## OBJECTIVE
Pull out the lines from the line containing "Convert this chart" through the line containing "ax2 = fig.add_axes([left, bottom, right", both lines included, and copy them exactly.

## Rows from a dataset of charts and code

** Begin **

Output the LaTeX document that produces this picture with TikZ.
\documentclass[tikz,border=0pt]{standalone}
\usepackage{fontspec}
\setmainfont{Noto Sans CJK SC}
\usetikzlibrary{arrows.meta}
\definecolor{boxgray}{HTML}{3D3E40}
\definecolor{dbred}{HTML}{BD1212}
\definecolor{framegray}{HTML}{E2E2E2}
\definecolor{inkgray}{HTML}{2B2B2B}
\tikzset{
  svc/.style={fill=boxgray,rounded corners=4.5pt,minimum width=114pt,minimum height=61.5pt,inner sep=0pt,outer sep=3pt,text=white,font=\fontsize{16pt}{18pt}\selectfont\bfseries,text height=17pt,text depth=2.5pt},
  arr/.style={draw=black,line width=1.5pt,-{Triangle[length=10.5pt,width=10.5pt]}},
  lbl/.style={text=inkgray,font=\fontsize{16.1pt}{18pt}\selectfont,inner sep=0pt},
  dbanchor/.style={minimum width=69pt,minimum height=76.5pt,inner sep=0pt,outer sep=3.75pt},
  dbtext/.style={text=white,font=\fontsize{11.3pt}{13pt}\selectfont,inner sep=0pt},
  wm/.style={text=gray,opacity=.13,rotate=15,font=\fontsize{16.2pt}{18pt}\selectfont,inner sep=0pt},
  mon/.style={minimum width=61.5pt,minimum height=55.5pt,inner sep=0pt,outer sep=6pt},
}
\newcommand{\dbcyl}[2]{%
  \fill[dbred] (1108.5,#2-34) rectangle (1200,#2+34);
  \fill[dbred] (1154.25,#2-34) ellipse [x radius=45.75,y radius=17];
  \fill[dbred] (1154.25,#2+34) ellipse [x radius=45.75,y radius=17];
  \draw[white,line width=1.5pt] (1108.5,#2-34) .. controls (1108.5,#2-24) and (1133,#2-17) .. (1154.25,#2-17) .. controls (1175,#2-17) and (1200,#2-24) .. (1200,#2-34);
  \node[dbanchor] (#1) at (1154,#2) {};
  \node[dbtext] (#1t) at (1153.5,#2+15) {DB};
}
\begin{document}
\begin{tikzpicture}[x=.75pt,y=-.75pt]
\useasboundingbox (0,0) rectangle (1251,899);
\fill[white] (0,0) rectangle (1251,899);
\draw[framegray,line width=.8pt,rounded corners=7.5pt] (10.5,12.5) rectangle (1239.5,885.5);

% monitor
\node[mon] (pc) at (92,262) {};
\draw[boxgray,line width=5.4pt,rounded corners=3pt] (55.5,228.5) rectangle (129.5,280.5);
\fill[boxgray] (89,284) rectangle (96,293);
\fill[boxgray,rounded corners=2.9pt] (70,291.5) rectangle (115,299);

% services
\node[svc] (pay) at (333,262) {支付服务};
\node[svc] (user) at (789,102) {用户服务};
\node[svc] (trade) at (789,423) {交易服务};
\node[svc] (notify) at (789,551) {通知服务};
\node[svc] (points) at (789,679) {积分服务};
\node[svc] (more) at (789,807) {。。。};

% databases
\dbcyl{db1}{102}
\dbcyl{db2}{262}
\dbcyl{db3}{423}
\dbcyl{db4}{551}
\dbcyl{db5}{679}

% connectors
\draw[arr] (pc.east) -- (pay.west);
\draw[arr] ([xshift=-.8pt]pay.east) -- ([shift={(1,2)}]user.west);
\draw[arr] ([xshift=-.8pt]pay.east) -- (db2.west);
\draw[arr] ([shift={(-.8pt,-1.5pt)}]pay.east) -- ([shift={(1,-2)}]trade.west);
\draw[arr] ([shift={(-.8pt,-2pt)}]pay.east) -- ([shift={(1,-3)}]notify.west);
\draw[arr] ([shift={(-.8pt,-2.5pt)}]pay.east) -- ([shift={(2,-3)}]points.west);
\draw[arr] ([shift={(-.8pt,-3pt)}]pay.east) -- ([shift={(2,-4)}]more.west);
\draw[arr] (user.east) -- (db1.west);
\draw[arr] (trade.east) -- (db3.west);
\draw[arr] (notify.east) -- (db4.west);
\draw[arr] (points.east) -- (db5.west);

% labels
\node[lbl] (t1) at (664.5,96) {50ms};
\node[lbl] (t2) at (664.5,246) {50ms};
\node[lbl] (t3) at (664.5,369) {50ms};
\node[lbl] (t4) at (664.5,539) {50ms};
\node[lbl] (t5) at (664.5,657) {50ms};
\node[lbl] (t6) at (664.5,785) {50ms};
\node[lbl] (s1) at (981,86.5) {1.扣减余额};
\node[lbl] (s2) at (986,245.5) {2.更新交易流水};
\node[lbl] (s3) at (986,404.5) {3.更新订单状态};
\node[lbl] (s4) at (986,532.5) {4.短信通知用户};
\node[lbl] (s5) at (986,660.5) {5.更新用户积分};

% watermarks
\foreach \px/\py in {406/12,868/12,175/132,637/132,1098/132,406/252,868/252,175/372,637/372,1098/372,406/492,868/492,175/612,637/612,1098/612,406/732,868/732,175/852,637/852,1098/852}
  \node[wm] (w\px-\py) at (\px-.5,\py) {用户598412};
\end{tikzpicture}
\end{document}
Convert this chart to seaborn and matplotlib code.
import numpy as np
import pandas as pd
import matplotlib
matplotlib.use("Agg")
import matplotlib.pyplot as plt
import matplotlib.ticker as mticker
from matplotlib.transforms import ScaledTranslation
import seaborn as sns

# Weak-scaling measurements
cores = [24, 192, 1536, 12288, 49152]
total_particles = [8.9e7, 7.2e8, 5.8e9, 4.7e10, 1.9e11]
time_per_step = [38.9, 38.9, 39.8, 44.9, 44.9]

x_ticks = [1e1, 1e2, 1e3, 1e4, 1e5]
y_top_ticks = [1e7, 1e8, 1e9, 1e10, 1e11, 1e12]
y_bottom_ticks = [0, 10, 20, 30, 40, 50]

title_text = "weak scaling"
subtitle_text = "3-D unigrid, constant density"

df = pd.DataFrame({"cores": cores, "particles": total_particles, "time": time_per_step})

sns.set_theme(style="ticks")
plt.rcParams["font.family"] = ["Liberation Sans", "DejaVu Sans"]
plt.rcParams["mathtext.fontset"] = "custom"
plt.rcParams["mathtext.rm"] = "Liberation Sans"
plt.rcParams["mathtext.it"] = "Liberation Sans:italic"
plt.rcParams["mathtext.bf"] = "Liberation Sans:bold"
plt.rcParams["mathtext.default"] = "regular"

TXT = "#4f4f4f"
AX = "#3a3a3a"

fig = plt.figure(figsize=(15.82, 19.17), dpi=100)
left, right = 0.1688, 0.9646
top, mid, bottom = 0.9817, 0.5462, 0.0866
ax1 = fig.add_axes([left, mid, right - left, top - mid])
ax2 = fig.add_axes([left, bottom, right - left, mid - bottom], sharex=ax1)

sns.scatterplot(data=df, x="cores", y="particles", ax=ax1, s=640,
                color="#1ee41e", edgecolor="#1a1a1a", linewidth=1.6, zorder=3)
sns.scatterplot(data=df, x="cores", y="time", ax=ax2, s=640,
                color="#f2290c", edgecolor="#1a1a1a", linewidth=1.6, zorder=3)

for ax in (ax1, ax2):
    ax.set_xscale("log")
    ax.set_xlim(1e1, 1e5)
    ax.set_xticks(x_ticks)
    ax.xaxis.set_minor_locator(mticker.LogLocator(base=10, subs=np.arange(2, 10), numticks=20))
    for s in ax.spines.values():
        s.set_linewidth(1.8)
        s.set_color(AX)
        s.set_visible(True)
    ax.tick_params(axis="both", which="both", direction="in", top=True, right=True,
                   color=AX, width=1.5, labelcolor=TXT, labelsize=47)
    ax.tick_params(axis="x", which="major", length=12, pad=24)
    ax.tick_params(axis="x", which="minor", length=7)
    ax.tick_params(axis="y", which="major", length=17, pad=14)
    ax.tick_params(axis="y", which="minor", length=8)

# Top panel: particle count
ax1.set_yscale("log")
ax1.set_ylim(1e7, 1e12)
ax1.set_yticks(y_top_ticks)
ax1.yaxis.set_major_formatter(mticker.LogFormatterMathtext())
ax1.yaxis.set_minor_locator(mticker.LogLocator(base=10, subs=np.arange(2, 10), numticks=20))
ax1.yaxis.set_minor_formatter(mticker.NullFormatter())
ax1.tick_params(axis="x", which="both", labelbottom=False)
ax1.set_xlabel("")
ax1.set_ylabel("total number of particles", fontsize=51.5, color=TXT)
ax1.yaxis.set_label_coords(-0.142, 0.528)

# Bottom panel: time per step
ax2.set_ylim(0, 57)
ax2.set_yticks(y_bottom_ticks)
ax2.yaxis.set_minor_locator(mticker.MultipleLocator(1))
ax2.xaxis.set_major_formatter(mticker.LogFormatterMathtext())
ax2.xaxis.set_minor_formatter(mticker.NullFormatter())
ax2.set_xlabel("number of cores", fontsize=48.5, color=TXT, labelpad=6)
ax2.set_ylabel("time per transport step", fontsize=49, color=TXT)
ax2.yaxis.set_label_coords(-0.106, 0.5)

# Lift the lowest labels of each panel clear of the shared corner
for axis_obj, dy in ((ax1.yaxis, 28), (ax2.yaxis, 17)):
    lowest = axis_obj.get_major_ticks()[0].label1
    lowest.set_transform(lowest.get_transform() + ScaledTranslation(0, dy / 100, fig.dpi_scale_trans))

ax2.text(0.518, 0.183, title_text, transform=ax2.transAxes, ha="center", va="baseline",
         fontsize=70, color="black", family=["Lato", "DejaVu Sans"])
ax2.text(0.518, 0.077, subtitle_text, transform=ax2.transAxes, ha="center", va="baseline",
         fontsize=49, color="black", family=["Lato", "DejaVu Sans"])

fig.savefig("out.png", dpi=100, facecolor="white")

** End **

## ANSWER TO THE PROBLEM
Convert this chart to seaborn and matplotlib code.
import numpy as np
import pandas as pd
import matplotlib
matplotlib.use("Agg")
import matplotlib.pyplot as plt
import matplotlib.ticker as mticker
from matplotlib.transforms import ScaledTranslation
import seaborn as sns

# Weak-scaling measurements
cores = [24, 192, 1536, 12288, 49152]
total_particles = [8.9e7, 7.2e8, 5.8e9, 4.7e10, 1.9e11]
time_per_step = [38.9, 38.9, 39.8, 44.9, 44.9]

x_ticks = [1e1, 1e2, 1e3, 1e4, 1e5]
y_top_ticks = [1e7, 1e8, 1e9, 1e10, 1e11, 1e12]
y_bottom_ticks = [0, 10, 20, 30, 40, 50]

title_text = "weak scaling"
subtitle_text = "3-D unigrid, constant density"

df = pd.DataFrame({"cores": cores, "particles": total_particles, "time": time_per_step})

sns.set_theme(style="ticks")
plt.rcParams["font.family"] = ["Liberation Sans", "DejaVu Sans"]
plt.rcParams["mathtext.fontset"] = "custom"
plt.rcParams["mathtext.rm"] = "Liberation Sans"
plt.rcParams["mathtext.it"] = "Liberation Sans:italic"
plt.rcParams["mathtext.bf"] = "Liberation Sans:bold"
plt.rcParams["mathtext.default"] = "regular"

TXT = "#4f4f4f"
AX = "#3a3a3a"

fig = plt.figure(figsize=(15.82, 19.17), dpi=100)
left, right = 0.1688, 0.9646
top, mid, bottom = 0.9817, 0.5462, 0.0866
ax1 = fig.add_axes([left, mid, right - left, top - mid])
ax2 = fig.add_axes([left, bottom, right - left, mid - bottom], sharex=ax1)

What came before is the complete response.